◆ Task details
Reproduce all of the data below without alteration; exclude every picture.

◆ Dataset section

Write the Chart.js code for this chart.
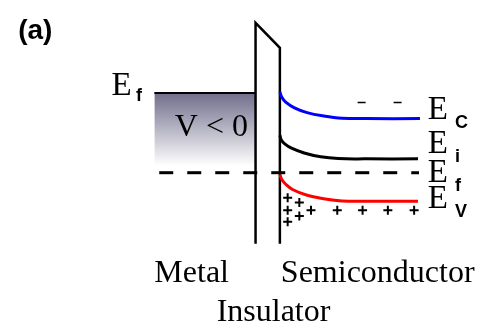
<!DOCTYPE html>
<html>
<head>
<meta charset="utf-8">
<script src="https://cdn.jsdelivr.net/npm/chart.js@4.4.1/dist/chart.umd.min.js"></script>
<style>
  html, body { margin: 0; padding: 0; background: #fff; }
  #wrap { width: 479px; height: 331px; }
</style>
</head>
<body>
<div id="wrap"><canvas id="bandChart" width="479" height="331"></canvas></div>
<script>
// band edges (x = position, y = energy in picture units, down is lower)
const ecX = [281, 283, 287, 296, 309, 326, 345, 370, 425];
const ecY = [89, 94.5, 99.5, 105.5, 110.5, 114, 116.3, 116.7, 116.7];
const eiX = [281, 282.5, 286, 293, 306, 323, 341, 370, 423];
const eiY = [134, 139, 143, 147.5, 152.5, 156.5, 158.3, 158.6, 158.6];
const evX = [281, 283, 287, 294, 309, 326, 345, 370, 423];
const evY = [175, 180, 185, 190.5, 196.5, 200, 202.4, 202.7, 202.7];
const efX = [157, 424];
const efY = [173, 173];
const metalX = [152, 256];
const metalY = [90, 90];
const insX = [256, 256, 281, 281];
const insY = [247, 17, 43, 247];
const holesX = [289, 301, 289, 301, 313, 289, 340, 366, 392, 419];
const holesY = [199, 204, 212, 218, 212, 224, 212, 212, 212, 212];
const electronsX = [365, 402];
const electronsY = [100, 100];
const regionLabels = ["Metal", "Semiconductor", "Insulator"];
const levelNames = ["C", "i", "f", "V"];

function pts(xs, ys) {
  return xs.map((x, i) => ({ x: x, y: ys[i] }));
}

const CHART = document.getElementById("bandChart");

const labelPlugin = {
  id: 'bandLabels',
  afterDraw(chart) {
    const c = chart.ctx;
    const sx = chart.scales.x, sy = chart.scales.y;
    const put = (txt, x, y, font) => {
      c.font = font;
      c.textAlign = 'left';
      c.textBaseline = 'alphabetic';
      c.fillStyle = '#000';
      c.fillText(txt, sx.getPixelForValue(x), sy.getPixelForValue(y));
    };
    const serif = '32px "Liberation Serif", "Times New Roman", serif';
    const bigE = '33px "Liberation Serif", "Times New Roman", serif';
    const subF = 'bold 18px "Liberation Sans", Arial, sans-serif';
    put("(a)", 12, 34, 'bold 28px "Liberation Sans", Arial, sans-serif');
    put("V < 0", 173, 135, serif);
    put("E", 108, 92, bigE);
    put("f", 133, 98, subF);
    const eBase = [117, 152, 183, 210];
    const sBase = [126, 162, 192, 219];
    levelNames.forEach((n, i) => {
      put("E", 433, eBase[i], bigE);
      put(n, 461, sBase[i], subF);
    });
    put(regionLabels[0], 152, 287, serif);
    put(regionLabels[1], 282, 287, serif);
    put(regionLabels[2], 216, 327, serif);
  }
};

let bandChart = new Chart(CHART, {
  type: 'line',
  data: {
    datasets: [
      {
        label: "Metal",
        order: 10,
        data: pts(metalX, metalY),
        borderColor: "#000",
        borderWidth: 2,
        pointRadius: 0,
        fill: { value: 172 },
        backgroundColor: function(context) {
          const chart = context.chart;
          const area = chart.chartArea;
          if (!area) return "rgba(0,0,0,0)";
          const y0 = chart.scales.y.getPixelForValue(91);
          const y1 = chart.scales.y.getPixelForValue(166);
          const g = chart.ctx.createLinearGradient(0, y0, 0, y1);
          g.addColorStop(0, "#72708d");
          g.addColorStop(1, "#ffffff");
          return g;
        }
      },
      {
        label: "Ef",
        order: 5,
        data: pts(efX, efY),
        borderColor: "#000",
        borderWidth: 3,
        borderDash: [14, 14],
        pointRadius: 0,
        fill: false
      },
      {
        label: "Insulator",
        order: 4,
        data: pts(insX, insY),
        borderColor: "#000",
        borderWidth: 2.5,
        borderJoinStyle: 'miter',
        pointRadius: 0,
        fill: false
      },
      {
        label: "Ec",
        order: 3,
        data: pts(ecX, ecY),
        borderColor: "#0000ff",
        borderWidth: 3,
        tension: 0.4,
        pointRadius: 0,
        fill: false
      },
      {
        label: "Ei",
        order: 3,
        data: pts(eiX, eiY),
        borderColor: "#000",
        borderWidth: 3,
        tension: 0.4,
        pointRadius: 0,
        fill: false
      },
      {
        label: "Ev",
        order: 3,
        data: pts(evX, evY),
        borderColor: "#ff0000",
        borderWidth: 3,
        tension: 0.4,
        pointRadius: 0,
        fill: false
      },
      {
        label: "holes",
        order: 1,
        data: pts(holesX, holesY),
        showLine: false,
        pointStyle: 'cross',
        pointRadius: 4.5,
        pointBorderWidth: 2,
        pointBorderColor: "#000"
      },
      {
        label: "electrons",
        order: 1,
        data: pts(electronsX, electronsY),
        showLine: false,
        pointStyle: 'line',
        pointRadius: 4,
        pointBorderWidth: 1.5,
        pointBorderColor: "#000"
      }
    ]
  },
  options: {
    responsive: false,
    animation: false,
    layout: { padding: 0 },
    plugins: { legend: { display: false }, tooltip: { enabled: false } },
    scales: {
      x: { type: 'linear', min: 0, max: 479, display: false },
      y: { type: 'linear', min: 0, max: 331, reverse: true, display: false }
    }
  },
  plugins: [labelPlugin]
});
</script>
</body>
</html>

◆ Completed task
Write the Chart.js code for this chart.
<!DOCTYPE html>
<html>
<head>
<meta charset="utf-8">
<script src="https://cdn.jsdelivr.net/npm/chart.js@4.4.1/dist/chart.umd.min.js"></script>
<style>
  html, body { margin: 0; padding: 0; background: #fff; }
  #wrap { width: 479px; height: 331px; }
</style>
</head>
<body>
<div id="wrap"><canvas id="bandChart" width="479" height="331"></canvas></div>
<script>
// band edges (x = position, y = energy in picture units, down is lower)
const ecX = [281, 283, 287, 296, 309, 326, 345, 370, 425];
const ecY = [89, 94.5, 99.5, 105.5, 110.5, 114, 116.3, 116.7, 116.7];
const eiX = [281, 282.5, 286, 293, 306, 323, 341, 370, 423];
const eiY = [134, 139, 143, 147.5, 152.5, 156.5, 158.3, 158.6, 158.6];
const evX = [281, 283, 287, 294, 309, 326, 345, 370, 423];
const evY = [175, 180, 185, 190.5, 196.5, 200, 202.4, 202.7, 202.7];
const efX = [157, 424];
const efY = [173, 173];
const metalX = [152, 256];
const metalY = [90, 90];
const insX = [256, 256, 281, 281];
const insY = [247, 17, 43, 247];
const holesX = [289, 301, 289, 301, 313, 289, 340, 366, 392, 419];
const holesY = [199, 204, 212, 218, 212, 224, 212, 212, 212, 212];
const electronsX = [365, 402];
const electronsY = [100, 100];
const regionLabels = ["Metal", "Semiconductor", "Insulator"];
const levelNames = ["C", "i", "f", "V"];

function pts(xs, ys) {
  return xs.map((x, i) => ({ x: x, y: ys[i] }));
}

const CHART = document.getElementById("bandChart");

const labelPlugin = {
  id: 'bandLabels',
  afterDraw(chart) {
    const c = chart.ctx;
    const sx = chart.scales.x, sy = chart.scales.y;
    const put = (txt, x, y, font) => {
      c.font = font;
      c.textAlign = 'left';
      c.textBaseline = 'alphabetic';
      c.fillStyle = '#000';
      c.fillText(txt, sx.getPixelForValue(x), sy.getPixelForValue(y));
    };
    const serif = '32px "Liberation Serif", "Times New Roman", serif';
    const bigE = '33px "Liberation Serif", "Times New Roman", serif';
    const subF = 'bold 18px "Liberation Sans", Arial, sans-serif';
    put("(a)", 12, 34, 'bold 28px "Liberation Sans", Arial, sans-serif');
    put("V < 0", 173, 135, serif);
    put("E", 108, 92, bigE);
    put("f", 133, 98, subF);
    const eBase = [117, 152, 183, 210];
    const sBase = [126, 162, 192, 219];
    levelNames.forEach((n, i) => {
      put("E", 433, eBase[i], bigE);
      put(n, 461, sBase[i], subF);
    });
    put(regionLabels[0], 152, 287, serif);
    put(regionLabels[1], 282, 287, serif);
    put(regionLabels[2], 216, 327, serif);
  }
};

let bandChart = new Chart(CHART, {
  type: 'line',
  data: {
    datasets: [
      {
        label: "Metal",
        order: 10,
        data: pts(metalX, metalY),
        borderColor: "#000",
        borderWidth: 2,
        pointRadius: 0,
        fill: { value: 172 },
        backgroundColor: function(context) {
          const chart = context.chart;
          const area = chart.chartArea;
          if (!area) return "rgba(0,0,0,0)";
          const y0 = chart.scales.y.getPixelForValue(91);
          const y1 = chart.scales.y.getPixelForValue(166);
          const g = chart.ctx.createLinearGradient(0, y0, 0, y1);
          g.addColorStop(0, "#72708d");
          g.addColorStop(1, "#ffffff");
          return g;
        }
      },
      {
        label: "Ef",
        order: 5,
        data: pts(efX, efY),
        borderColor: "#000",
        borderWidth: 3,
        borderDash: [14, 14],
        pointRadius: 0,
        fill: false
      },
      {
        label: "Insulator",
        order: 4,
        data: pts(insX, insY),
        borderColor: "#000",
        borderWidth: 2.5,
        borderJoinStyle: 'miter',
        pointRadius: 0,
        fill: false
      },
      {
        label: "Ec",
        order: 3,
        data: pts(ecX, ecY),
        borderColor: "#0000ff",
        borderWidth: 3,
        tension: 0.4,
        pointRadius: 0,
        fill: false
      },
      {
        label: "Ei",
        order: 3,
        data: pts(eiX, eiY),
        borderColor: "#000",
        borderWidth: 3,
        tension: 0.4,
        pointRadius: 0,
        fill: false
      },
      {
        label: "Ev",
        order: 3,
        data: pts(evX, evY),
        borderColor: "#ff0000",
        borderWidth: 3,
        tension: 0.4,
        pointRadius: 0,
        fill: false
      },
      {
        label: "holes",
        order: 1,
        data: pts(holesX, holesY),
        showLine: false,
        pointStyle: 'cross',
        pointRadius: 4.5,
        pointBorderWidth: 2,
        pointBorderColor: "#000"
      },
      {
        label: "electrons",
        order: 1,
        data: pts(electronsX, electronsY),
        showLine: false,
        pointStyle: 'line',
        pointRadius: 4,
        pointBorderWidth: 1.5,
        pointBorderColor: "#000"
      }
    ]
  },
  options: {
    responsive: false,
    animation: false,
    layout: { padding: 0 },
    plugins: { legend: { display: false }, tooltip: { enabled: false } },
    scales: {
      x: { type: 'linear', min: 0, max: 479, display: false },
      y: { type: 'linear', min: 0, max: 331, reverse: true, display: false }
    }
  },
  plugins: [labelPlugin]
});
</script>
</body>
</html>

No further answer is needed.